Consultation with native speakers of Uzbek and Kazakh took place in and around 
Chicago and in Almaty, Kazakhstan. The data-gathering techniques conducted consisted of 
questionnaires, elicitation of examples, and open-ended conversation. Native speakers also 
participated in the elicitation of data via e-mail correspondence and online surveys. 
Data from literature comes from both original Uzbek and Kazakh literature and literature 
translated from English. This literature included novels (such as James Joyce’s A Portrait of the 
Artist as a Young Man), collections of folk tales, and newspapers. 
There are large communities of speakers of Uzbek and Kazakh on the Internet, and the 
various message boards and websites created by these speakers have been enormously beneficial 
for this work, owing to the breadth of available data provided by these sources. This data comes 
primarily from messageboards, but also comes from personal websites and news sites. To ensure 
that Internet data was not erroneous or produced by a non-native speaker, I made sure that 
unusual constructions were attested elsewhere and were deemed acceptable by native speakers.

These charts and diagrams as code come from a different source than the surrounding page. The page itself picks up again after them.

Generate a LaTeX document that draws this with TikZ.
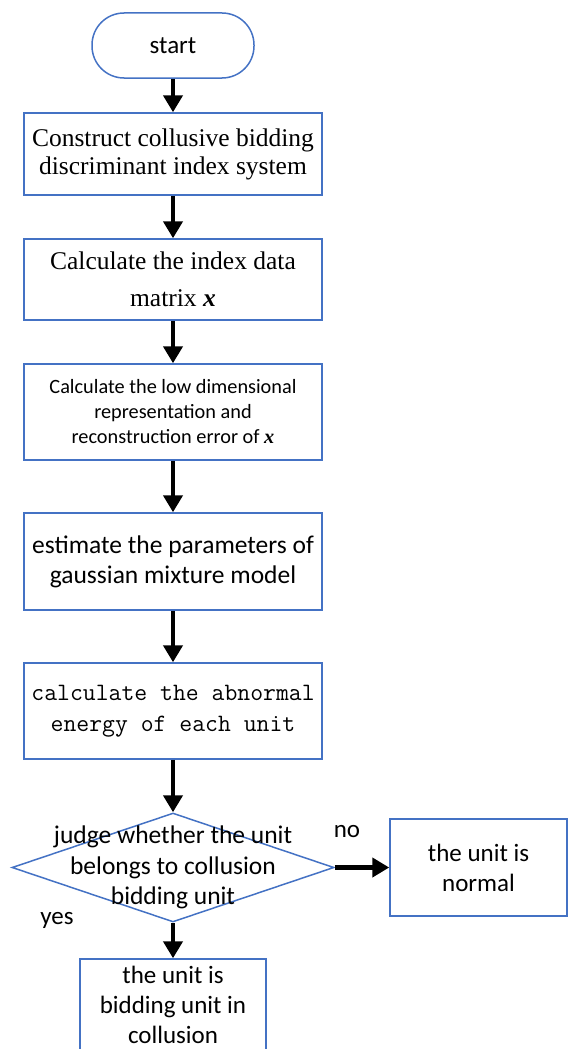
\documentclass[tikz,border=0pt]{standalone}
\usepackage{fontspec}
\setmainfont{Carlito}
\newfontfamily\timesfont{Liberation Serif}
\usetikzlibrary{arrows.meta,shapes.geometric}
\definecolor{boxblue}{HTML}{4472C4}
\tikzset{
  proc/.style={draw=boxblue, line width=1.5pt, minimum width=298pt, inner sep=0pt, align=center},
  flow/.style={line width=4.5pt, -{Triangle[length=17pt,width=19pt]}},
  lbl/.style={font=\fontsize{25}{30}\selectfont, inner sep=0pt}
}

\begin{document}
\begin{tikzpicture}[x=1pt,y=-1pt]
\useasboundingbox (0,0) rectangle (568,1049);

\node[draw=boxblue, line width=1.5pt, rounded corners=32pt, minimum width=162pt, minimum height=65pt, inner sep=0pt, font=\fontsize{25}{30}\selectfont] (start) at (173,45.5) {start};
\node[proc, minimum height=82pt, font=\timesfont\fontsize{25.5}{28}\selectfont] (construct) at (173,154) {Construct collusive bidding\\discriminant index system};
\node[proc, minimum height=81pt, font=\timesfont\fontsize{25.5}{37}\selectfont] (matrix) at (173,279.5) {Calculate the index data\\matrix \textbf{\textit{x}}};
\node[proc, minimum height=96pt, font=\fontsize{20.3}{25}\selectfont] (lowdim) at (173,412) {Calculate the low dimensional\\representation and\\reconstruction error of {\timesfont\textbf{\textit{x}}}};
\node[proc, minimum height=97pt, font=\fontsize{25.5}{30}\selectfont] (gmm) at (173,561.5) {estimate the parameters of\\gaussian mixture model};
\node[proc, minimum height=96pt, font=\ttfamily\fontsize{25}{31}\selectfont] (energy) at (173,711) {calculate the abnormal\\energy of each unit};

\node[diamond, draw=boxblue, line width=1.5pt, inner sep=0pt, minimum width=322pt, minimum height=109pt] (judge) at (173,867.5) {};
\node[align=center, font=\fontsize{25.5}{30.5}\selectfont, inner sep=0pt] (judgetext) at (judge) {judge whether the unit\\belongs to collusion\\bidding unit};

\node[proc, minimum width=177pt, minimum height=97pt, font=\fontsize{25}{30}\selectfont] (normal) at (478.5,867.5) {the unit is\\normal};
\node[proc, minimum width=186pt, minimum height=92pt, font=\fontsize{25}{30}\selectfont] (collusion) at (173,1005) {the unit is\\bidding unit in\\collusion};

\node[lbl] (nolbl) at (347,832) {no};
\node[lbl] (yeslbl) at (57,920) {yes};

\draw[flow] (start) -- (construct);
\draw[flow] (construct) -- (matrix);
\draw[flow] (matrix) -- (lowdim);
\draw[flow] (lowdim) -- (gmm);
\draw[flow] (gmm) -- (energy);
\draw[flow] (energy) -- (judge);
\draw[flow] (judge.east) -- (normal.west);
\draw[flow] (judge.south) -- (collusion.north);

\end{tikzpicture}
\end{document}
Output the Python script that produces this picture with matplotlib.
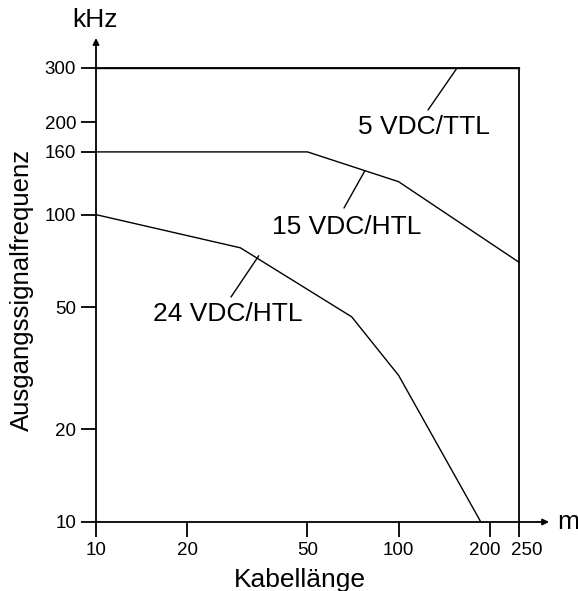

In employing the sorts of spontaneous data found in native literature and on the Internet, I 
was able to find a great many constructions that speakers are unlikely to produce in isolation or 
in the course of ordinary consulation. The ability to search these corpora resulted in the location 
of a number of rare, yet grammatical, constructions and usages. Rhetorical questions and 
Kazakh -mIs, in particular, were two phenomena I would not have known about had I not been 
able to use these corpora. Internet data, in particular, provided a great many instances of the sorts 
of dubitative, rhetorical, ironic, and otherwise casual data that is otherwise not found in written 
literature; for this reason, it forms of the bulk of data in this work.
In all cases, I have been careful to employ data that is close to the standard dialects of 
Uzbek and Kazakh, although the similarities between Uzbek and Kazakh, at least in terms of 



how evidential meaning is expressed, suggests that even highly divergent dialects in either 
language would not deviate from the patterns described here. Any mistakes in the analysis or 
presentation of this data in this work are those of the author.